Yahoo says it will be expanding its live content on Yahoo Screen, including the addition of a series called Ultimate DJ. The new program, produced by by Simon Cowell and other music industry notables, will feature a weekly competition aimed at uncovering the best electronic music DJ talent around the world.

In addition to Ultimate DJ, Yahoo says it is growing the number of live concerts it airs through relationships with both Live Nation and iHeartRadio. Yahoo Screen Live is also adding a live news program hosted by Katie Couric, as well as a live finance show.

The company has also reached a deal for a new original program called The Pursuit, building on its repertoire of exclusive content. The show involves a group of friends in their late 20s living in Manhattan (sound familiar?). The show is produced by Scott Stuberl, Dylan Clark, and Beth McCarthy, who have worked on their share of comedies in the past. Stuberl was a producer on The Break-up and Role Models, while McCarthy has worked on Saturday Night Live and the popular Modern Family.

Finally, Yahoo is building up a series of video programs within its digital magazines with notable hosts like model Naomi Campbell, actress Michelle Rodriguez, and the couple behind the blog Thug Kitchen. The new video series total 19 in all and feature everything from cooking to crafting to sports.

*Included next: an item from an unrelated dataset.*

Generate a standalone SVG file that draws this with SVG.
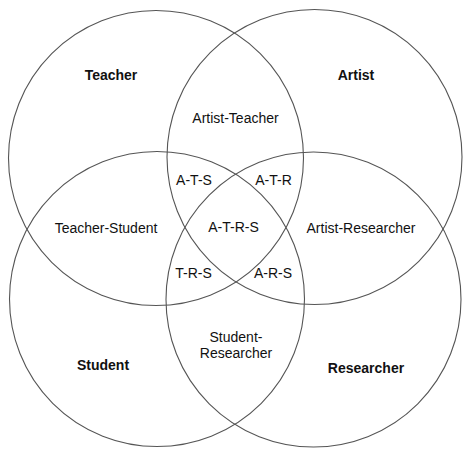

The rash of video programming shows that Yahoo is hoping to harness the consumer movement away from traditional television programming and towards digital-only platforms. If played correctly, Yahoo could become a vehicle for basic programming, the way that cable networks like ABC, NBC, and CBS have for years. So far, companies like Netflix and Amazon have focused on films and high-quality series — think Orange is the New Black or Transparent. That doesn’t seem to be Yahoo’s angle.

Rather, Yahoo is focusing more on content along the lines of talk shows, reality tv, sitcoms, and news programs — an area that only cable channels are really tackling. YouTube is perhaps the closest competition, but YouTube is more focused on talent grown on its own platform, as opposed to existing talent looking for a digital home.

With cord-cutters still remaining relatively low in numbers, Yahoo’s strategy may not seem compelling. But as more people make the move to digital, Yahoo will have the opportunity to present itself as a very hospitable platform for traditional cable programming.